Speaking of rhetoric, though, Rush Limbaugh has finally come around somewhat on what’s really happening with our Republican pool here.  Limbaugh, always paying attention, noted that, in the debates last night most of the top-tier candidates were wishy-washy, moderate, or even liberal in their responses:  “There was one candidate who did not display any moderateness or liberalism or have any of his past forays into those areas displayed, and that candidate was Fred Thompson.” 

Limbaugh goes on to suggest that the “no fire in his belly” criticisms are ill-informed.  “I don’t think anybody would get into this mess running for the presidency, the media and all of these things. You can’t imagine what these people go through.  You wouldn’t want to go through it, and I can’t imagine somebody put themselves through it if they really don’t want it.”
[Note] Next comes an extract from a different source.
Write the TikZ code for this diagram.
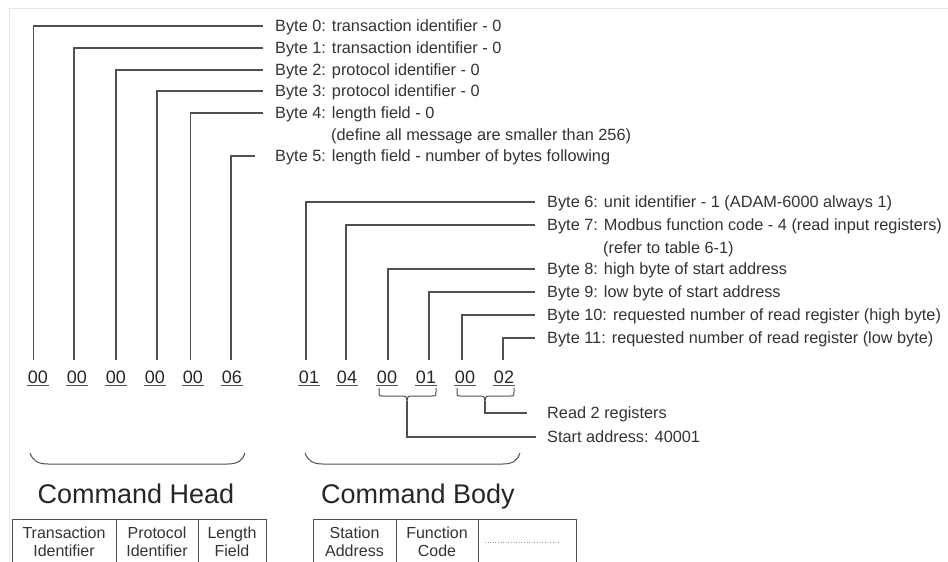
\documentclass[tikz,border=0pt]{standalone}
\usepackage{fontspec}
\setmainfont{Liberation Sans}
\definecolor{ln}{HTML}{505050}
\definecolor{tx}{HTML}{333333}
\begin{document}
\begin{tikzpicture}[x=1pt,y=-1pt,
  conn/.style={draw=ln, line width=1.2pt},
  thin/.style={draw=ln, line width=1pt},
  lbl/.style={anchor=west, inner sep=0pt, text=tx, font=\fontsize{16.3}{19}\selectfont, text height=12pt, text depth=0.5pt},
  num/.style={anchor=base, inner sep=0pt, text=black!85, font=\fontsize{18}{21}\selectfont},
  big/.style={anchor=base, inner sep=0pt, text=black!85, font=\fontsize{27}{32}\selectfont},
  cell/.style={align=center, inner sep=0pt, text=tx, font=\fontsize{16}{18}\selectfont}
]
\useasboundingbox (0,0) rectangle (948,562);
\draw[black!9, line width=1pt] (9,562) -- (9,8) -- (948,8);

% labels
\node[lbl] (t0) at (275,26) {Byte 0: transaction identifier - 0};
\node[lbl] (t1) at (275,48) {Byte 1: transaction identifier - 0};
\node[lbl] (t2) at (275,70) {Byte 2: protocol identifier - 0};
\node[lbl] (t3) at (275,91) {Byte 3: protocol identifier - 0};
\node[lbl] (t4) at (275,113) {Byte 4: length field - 0};
\node[lbl] (t4b) at (331,135) {(define all message are smaller than 256)};
\node[lbl] (t5) at (275,156) {Byte 5: length field - number of bytes following};
\node[lbl] (t6) at (547,202) {Byte 6: unit identifier - 1 (ADAM-6000 always 1)};
\node[lbl] (t7) at (547,225) {Byte 7: Modbus function code - 4 (read input registers)};
\node[lbl] (t7b) at (603,248) {(refer to table 6-1)};
\node[lbl] (t8) at (547,269) {Byte 8: high byte of start address};
\node[lbl] (t9) at (547,292) {Byte 9: low byte of start address};
\node[lbl] (t10) at (547,315) {Byte 10: requested number of read register (high byte)};
\node[lbl] (t11) at (547,338) {Byte 11: requested number of read register (low byte)};
\node[lbl] (tr) at (547,413) {Read 2 registers};
\node[lbl] (ts) at (547,437) {Start address: 40001};

% numbers
\foreach \n/\x/\v in {0/38/00,1/77/00,2/116/00,3/155/00,4/193/00,5/232/06,6/309/01,7/347/04,8/387/00,9/426/01,10/465/00,11/504/02}{
  \node[num] (n\n) at (\x,383) {\v};
  \draw[thin] ([xshift=-1pt,yshift=-2.5pt]n\n.base west) -- ([xshift=1pt,yshift=-2.5pt]n\n.base east);
}

% connectors
\draw[conn] ([xshift=-12pt]t0.west) -| ([xshift=-4.5pt,yshift=10pt]n0.north);
\draw[conn] ([xshift=-12pt]t1.west) -| ([xshift=-3pt,yshift=10pt]n1.north);
\draw[conn] ([xshift=-12pt]t2.west) -| ([yshift=10pt]n2.north);
\draw[conn] ([xshift=-12pt]t3.west) -| ([xshift=2pt,yshift=10pt]n3.north);
\draw[conn] ([xshift=-12pt]t4.west) -| ([xshift=-2.5pt,yshift=10pt]n4.north);
\draw[conn] ([xshift=-20pt]t5.west) -| ([xshift=-1pt,yshift=10pt]n5.north);
\draw[conn] ([xshift=-12pt]t6.west) -| ([xshift=-3pt,yshift=10pt]n6.north);
\draw[conn] ([xshift=-12pt]t7.west) -| ([xshift=-1pt,yshift=10pt]n7.north);
\draw[conn] ([xshift=-12pt]t8.west) -| ([xshift=1pt,yshift=10pt]n8.north);
\draw[conn] ([xshift=-12pt]t9.west) -| ([xshift=3pt,yshift=10pt]n9.north);
\draw[conn] ([xshift=-12pt]t10.west) -| ([xshift=-3pt,yshift=10pt]n10.north);
\draw[conn] ([xshift=-12pt]t11.west) -| ([xshift=-1pt,yshift=10pt]n11.north);

% small braces
\draw[thin] (379,388) -- (379,392) .. controls (379,396) .. (383,396) -- (403,396)
  .. controls (406,396) .. (407,401) .. controls (408,396) .. (411,396) -- (432,396)
  .. controls (436,396) .. (436,392) -- (436,388);
\coordinate (tipS) at (407,401);
\draw[thin] (457,388) -- (457,392) .. controls (457,396) .. (461,396) -- (481,396)
  .. controls (484,396) .. (485,401) .. controls (486,396) .. (489,396) -- (510,396)
  .. controls (514,396) .. (514,392) -- (514,388);
\coordinate (tipR) at (485,401);
\draw[conn] (tipS) |- ([xshift=-11pt]ts.west);
\draw[conn] (tipR) |- ([xshift=-20pt]tr.west);

% big brackets
\draw[thin] (30,453) .. controls (33,461) and (38,464) .. (48,464) -- (228,464)
  .. controls (238,464) and (243,460) .. (245,453);
\draw[thin] (305,453) .. controls (308,461) and (313,464) .. (323,464) -- (503,464)
  .. controls (513,464) and (518,460) .. (520,453);
\node[big] (head) at (136,503) {Command Head};
\node[big] (body) at (418,503) {Command Body};

% tables
\draw[thin] (12.5,562) |- (266,519) -- (266,562);
\draw[thin] (116,519) -- (116,562);
\draw[thin] (198,519) -- (198,562);
\node[cell] (c1) at (64,542) {Transaction\\Identifier};
\node[cell] (c2) at (157,542) {Protocol\\Identifier};
\node[cell] (c3) at (232,542) {Length\\Field};
\draw[thin] (313,562) |- (576,519) -- (576,562);
\draw[thin] (396,519) -- (396,562);
\draw[thin] (478,519) -- (478,562);
\node[cell] (c4) at (354.5,542) {Station\\Address};
\node[cell] (c5) at (437,542) {Function\\Code};
\draw[black!40, dotted, line width=0.6pt] (485,542) -- (559,542);
\end{tikzpicture}
\end{document}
If truly conservative voters were basing their voting decisions on substance, on true conservatism, Giuliani should be somewhere 12 points behind Ron Paul.  Sadly, it really does seem to me that Republican voters this year are going for sizzle over steak.  I truly hope this isn’t the case.

Conservatives, let’s stay conservative. Give Fred Thompson a look, check out both his stances on issues, and his record on them.  Take a look at his proposals.  Fred Thompson is the true conservative in the Republican lineup. 

(Off-the-record note:  I really hate to go off on other republican candidates, since, barring Thompson taking the primary, which I truly hope he does, I may end up having to support one of them.  But among all of them, Giuliani is simply not the Republican we need.  Not now… not ever.)